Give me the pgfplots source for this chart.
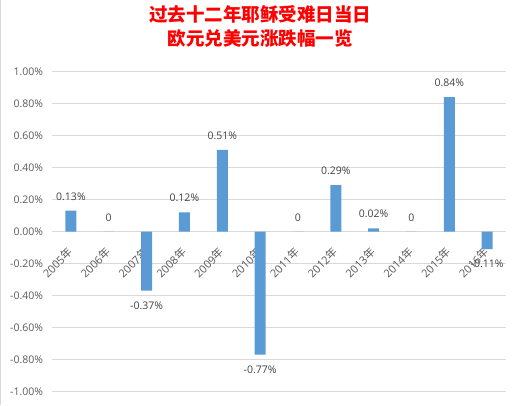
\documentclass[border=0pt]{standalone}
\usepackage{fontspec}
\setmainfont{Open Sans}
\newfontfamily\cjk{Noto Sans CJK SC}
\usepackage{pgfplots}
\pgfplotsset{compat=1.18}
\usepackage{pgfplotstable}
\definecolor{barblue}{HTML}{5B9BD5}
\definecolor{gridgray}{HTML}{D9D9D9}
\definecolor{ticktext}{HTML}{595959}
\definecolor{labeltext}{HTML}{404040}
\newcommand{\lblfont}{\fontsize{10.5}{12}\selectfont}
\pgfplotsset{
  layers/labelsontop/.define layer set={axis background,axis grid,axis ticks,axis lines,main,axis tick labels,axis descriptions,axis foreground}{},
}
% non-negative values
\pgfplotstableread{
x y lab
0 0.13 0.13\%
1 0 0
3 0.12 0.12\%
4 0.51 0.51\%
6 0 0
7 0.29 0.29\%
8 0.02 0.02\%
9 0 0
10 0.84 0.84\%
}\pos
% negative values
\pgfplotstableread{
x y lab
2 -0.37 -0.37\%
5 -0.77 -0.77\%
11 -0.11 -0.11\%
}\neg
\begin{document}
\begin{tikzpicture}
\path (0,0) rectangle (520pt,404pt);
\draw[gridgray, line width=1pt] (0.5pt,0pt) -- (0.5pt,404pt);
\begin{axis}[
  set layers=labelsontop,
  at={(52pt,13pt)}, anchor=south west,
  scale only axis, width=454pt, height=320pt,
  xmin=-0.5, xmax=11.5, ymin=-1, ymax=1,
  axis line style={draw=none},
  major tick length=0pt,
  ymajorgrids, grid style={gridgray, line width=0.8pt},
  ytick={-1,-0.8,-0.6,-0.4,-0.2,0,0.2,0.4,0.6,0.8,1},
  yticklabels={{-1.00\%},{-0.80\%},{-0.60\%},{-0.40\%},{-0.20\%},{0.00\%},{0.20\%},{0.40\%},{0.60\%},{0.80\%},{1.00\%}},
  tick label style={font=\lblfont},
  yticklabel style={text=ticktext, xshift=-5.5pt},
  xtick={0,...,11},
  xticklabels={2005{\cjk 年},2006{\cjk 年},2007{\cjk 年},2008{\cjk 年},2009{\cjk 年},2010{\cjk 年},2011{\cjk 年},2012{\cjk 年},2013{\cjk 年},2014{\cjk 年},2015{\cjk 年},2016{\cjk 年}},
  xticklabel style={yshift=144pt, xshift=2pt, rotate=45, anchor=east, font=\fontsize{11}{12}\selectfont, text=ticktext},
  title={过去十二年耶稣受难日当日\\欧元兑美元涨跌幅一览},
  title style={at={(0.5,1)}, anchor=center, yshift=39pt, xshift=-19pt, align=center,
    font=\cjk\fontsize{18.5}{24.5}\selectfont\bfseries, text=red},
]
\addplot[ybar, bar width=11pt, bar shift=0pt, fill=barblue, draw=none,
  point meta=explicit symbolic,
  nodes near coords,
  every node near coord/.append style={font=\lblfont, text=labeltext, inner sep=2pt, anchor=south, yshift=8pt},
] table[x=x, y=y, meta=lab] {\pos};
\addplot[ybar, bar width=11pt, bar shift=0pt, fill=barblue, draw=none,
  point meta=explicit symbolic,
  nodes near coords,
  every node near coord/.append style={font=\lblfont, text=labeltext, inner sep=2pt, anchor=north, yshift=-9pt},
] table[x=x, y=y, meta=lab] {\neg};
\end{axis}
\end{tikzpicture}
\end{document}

--

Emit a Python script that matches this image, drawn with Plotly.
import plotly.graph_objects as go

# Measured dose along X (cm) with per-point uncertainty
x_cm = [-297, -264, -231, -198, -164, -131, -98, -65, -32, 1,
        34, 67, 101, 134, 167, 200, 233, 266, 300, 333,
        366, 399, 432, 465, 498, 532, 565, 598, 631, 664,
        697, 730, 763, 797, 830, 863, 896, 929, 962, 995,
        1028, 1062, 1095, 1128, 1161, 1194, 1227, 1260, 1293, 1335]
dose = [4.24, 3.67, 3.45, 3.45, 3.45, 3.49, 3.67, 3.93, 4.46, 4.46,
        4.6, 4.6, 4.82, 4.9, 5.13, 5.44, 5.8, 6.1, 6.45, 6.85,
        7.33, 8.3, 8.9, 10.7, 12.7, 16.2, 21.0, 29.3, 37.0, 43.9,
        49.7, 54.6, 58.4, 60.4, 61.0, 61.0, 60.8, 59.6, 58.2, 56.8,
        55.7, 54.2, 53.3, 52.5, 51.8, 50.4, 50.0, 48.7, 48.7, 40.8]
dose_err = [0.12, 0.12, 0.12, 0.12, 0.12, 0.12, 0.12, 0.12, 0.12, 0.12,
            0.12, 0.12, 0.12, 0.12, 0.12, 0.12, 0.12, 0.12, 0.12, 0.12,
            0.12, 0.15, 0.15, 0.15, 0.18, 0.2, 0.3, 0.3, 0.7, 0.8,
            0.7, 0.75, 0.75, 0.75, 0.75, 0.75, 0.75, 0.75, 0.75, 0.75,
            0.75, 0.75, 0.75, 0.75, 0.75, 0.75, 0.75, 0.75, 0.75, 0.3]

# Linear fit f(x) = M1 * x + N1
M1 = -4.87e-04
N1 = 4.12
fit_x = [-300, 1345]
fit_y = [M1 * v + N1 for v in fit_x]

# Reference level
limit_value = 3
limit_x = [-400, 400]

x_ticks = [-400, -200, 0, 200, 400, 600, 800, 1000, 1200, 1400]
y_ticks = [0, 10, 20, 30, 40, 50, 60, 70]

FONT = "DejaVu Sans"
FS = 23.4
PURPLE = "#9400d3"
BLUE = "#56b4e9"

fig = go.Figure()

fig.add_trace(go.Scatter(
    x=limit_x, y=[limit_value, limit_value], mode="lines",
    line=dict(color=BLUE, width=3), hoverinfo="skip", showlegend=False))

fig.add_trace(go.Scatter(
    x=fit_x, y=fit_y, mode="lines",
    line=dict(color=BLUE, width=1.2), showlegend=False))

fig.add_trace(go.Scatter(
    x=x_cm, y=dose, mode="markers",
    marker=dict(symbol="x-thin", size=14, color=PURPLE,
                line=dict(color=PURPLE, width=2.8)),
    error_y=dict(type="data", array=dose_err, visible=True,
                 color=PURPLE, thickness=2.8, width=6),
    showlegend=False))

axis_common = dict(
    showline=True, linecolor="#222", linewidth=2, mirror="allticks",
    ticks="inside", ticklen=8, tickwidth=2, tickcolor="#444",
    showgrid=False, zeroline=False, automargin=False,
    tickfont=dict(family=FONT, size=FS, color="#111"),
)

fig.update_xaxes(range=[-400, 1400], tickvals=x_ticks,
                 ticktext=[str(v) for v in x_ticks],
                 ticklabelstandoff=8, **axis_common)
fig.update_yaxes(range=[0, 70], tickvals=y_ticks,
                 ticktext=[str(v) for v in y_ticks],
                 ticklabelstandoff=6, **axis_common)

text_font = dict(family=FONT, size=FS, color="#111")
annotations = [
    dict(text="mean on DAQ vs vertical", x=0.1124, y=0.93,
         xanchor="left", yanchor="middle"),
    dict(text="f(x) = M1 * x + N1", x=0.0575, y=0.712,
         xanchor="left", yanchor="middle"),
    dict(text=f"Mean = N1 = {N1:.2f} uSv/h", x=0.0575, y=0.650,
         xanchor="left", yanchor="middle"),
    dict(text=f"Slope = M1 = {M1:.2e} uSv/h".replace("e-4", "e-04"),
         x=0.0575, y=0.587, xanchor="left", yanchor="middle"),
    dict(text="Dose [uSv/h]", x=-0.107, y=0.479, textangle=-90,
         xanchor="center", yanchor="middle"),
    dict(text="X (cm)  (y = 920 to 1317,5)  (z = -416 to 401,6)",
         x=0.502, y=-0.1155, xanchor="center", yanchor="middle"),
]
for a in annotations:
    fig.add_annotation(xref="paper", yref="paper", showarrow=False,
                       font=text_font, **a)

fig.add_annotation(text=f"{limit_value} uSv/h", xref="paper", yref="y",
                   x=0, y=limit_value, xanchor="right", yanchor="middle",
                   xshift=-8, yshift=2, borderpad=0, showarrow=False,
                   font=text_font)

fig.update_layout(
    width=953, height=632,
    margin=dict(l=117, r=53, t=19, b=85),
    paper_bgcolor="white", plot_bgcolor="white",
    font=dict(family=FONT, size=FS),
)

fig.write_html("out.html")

* * *

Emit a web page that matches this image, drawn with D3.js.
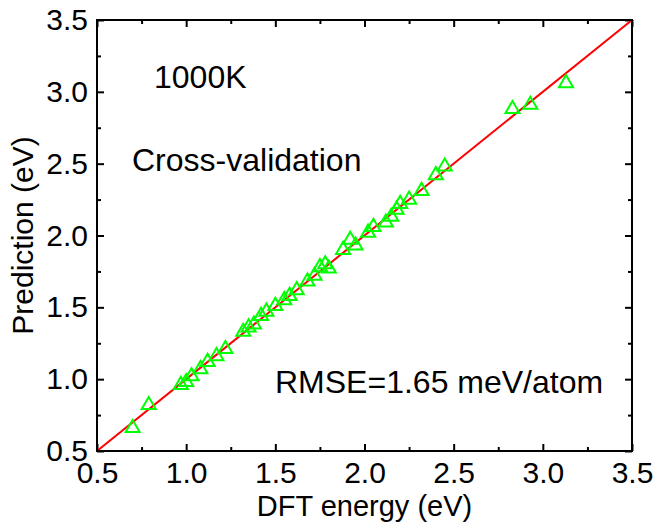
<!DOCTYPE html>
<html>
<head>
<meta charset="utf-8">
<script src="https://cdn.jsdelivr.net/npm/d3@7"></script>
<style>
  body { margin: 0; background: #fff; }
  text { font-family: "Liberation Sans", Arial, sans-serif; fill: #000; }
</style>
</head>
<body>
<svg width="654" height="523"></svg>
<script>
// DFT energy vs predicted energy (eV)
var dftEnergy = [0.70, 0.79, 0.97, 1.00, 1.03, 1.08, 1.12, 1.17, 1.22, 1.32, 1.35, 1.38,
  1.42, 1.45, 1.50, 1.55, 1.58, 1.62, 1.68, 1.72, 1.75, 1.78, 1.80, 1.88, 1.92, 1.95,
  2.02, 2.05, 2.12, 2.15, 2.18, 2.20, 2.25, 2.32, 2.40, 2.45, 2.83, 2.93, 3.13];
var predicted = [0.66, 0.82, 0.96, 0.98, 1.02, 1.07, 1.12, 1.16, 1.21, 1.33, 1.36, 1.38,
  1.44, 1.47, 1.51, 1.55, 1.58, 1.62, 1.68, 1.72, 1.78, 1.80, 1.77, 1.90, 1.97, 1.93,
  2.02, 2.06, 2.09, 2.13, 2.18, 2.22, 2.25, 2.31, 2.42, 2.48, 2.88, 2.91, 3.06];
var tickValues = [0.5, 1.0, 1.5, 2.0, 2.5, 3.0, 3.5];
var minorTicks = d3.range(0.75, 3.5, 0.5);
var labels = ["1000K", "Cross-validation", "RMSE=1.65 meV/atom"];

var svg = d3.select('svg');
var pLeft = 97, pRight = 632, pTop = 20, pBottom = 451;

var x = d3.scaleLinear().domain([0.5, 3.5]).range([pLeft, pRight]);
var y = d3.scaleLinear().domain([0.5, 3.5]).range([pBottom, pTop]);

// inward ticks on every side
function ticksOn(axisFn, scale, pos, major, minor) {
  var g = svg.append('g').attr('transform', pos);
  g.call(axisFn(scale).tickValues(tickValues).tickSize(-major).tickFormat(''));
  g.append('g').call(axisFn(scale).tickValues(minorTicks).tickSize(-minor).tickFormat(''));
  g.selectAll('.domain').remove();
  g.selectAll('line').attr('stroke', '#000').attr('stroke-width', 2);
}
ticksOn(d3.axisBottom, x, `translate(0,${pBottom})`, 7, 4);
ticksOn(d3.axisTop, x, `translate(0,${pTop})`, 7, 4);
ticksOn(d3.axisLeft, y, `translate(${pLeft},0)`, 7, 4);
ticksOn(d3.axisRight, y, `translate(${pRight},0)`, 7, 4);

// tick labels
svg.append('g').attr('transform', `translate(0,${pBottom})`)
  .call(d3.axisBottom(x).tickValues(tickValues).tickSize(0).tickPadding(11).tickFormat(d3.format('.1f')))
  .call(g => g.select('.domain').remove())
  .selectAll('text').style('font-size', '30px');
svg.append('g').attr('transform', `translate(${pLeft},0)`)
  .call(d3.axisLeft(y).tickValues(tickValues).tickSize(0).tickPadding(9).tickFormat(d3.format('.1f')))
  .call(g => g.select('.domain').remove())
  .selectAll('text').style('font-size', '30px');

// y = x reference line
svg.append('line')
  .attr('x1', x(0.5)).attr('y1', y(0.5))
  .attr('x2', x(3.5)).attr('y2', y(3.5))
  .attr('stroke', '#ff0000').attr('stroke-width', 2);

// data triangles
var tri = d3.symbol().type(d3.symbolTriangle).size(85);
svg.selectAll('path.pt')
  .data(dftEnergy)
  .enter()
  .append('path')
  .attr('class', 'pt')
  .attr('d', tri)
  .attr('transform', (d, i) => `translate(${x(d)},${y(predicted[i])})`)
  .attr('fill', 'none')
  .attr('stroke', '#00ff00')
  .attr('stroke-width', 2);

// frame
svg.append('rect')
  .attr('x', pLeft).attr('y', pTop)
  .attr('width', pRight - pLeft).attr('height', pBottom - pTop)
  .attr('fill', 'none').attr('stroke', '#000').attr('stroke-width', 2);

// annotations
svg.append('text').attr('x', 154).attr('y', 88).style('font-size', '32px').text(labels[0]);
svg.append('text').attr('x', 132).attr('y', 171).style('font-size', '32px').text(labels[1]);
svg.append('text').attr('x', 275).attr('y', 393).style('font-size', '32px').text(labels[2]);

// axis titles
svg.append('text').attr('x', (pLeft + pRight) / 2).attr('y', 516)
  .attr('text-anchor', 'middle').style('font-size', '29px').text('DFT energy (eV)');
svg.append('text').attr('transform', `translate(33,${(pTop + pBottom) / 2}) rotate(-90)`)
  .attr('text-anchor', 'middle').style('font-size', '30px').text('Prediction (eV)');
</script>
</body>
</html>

◆ WHAT THIS TASK INVOLVES
Solely the line containing "Emit a Python", the line containing "import plotly.graph_objects as go", and the lines between them are to be given again, exactly as written.

◆ ANSWER FOR THIS EXERCISE
Emit a Python script that matches this image, drawn with Plotly.
import plotly.graph_objects as go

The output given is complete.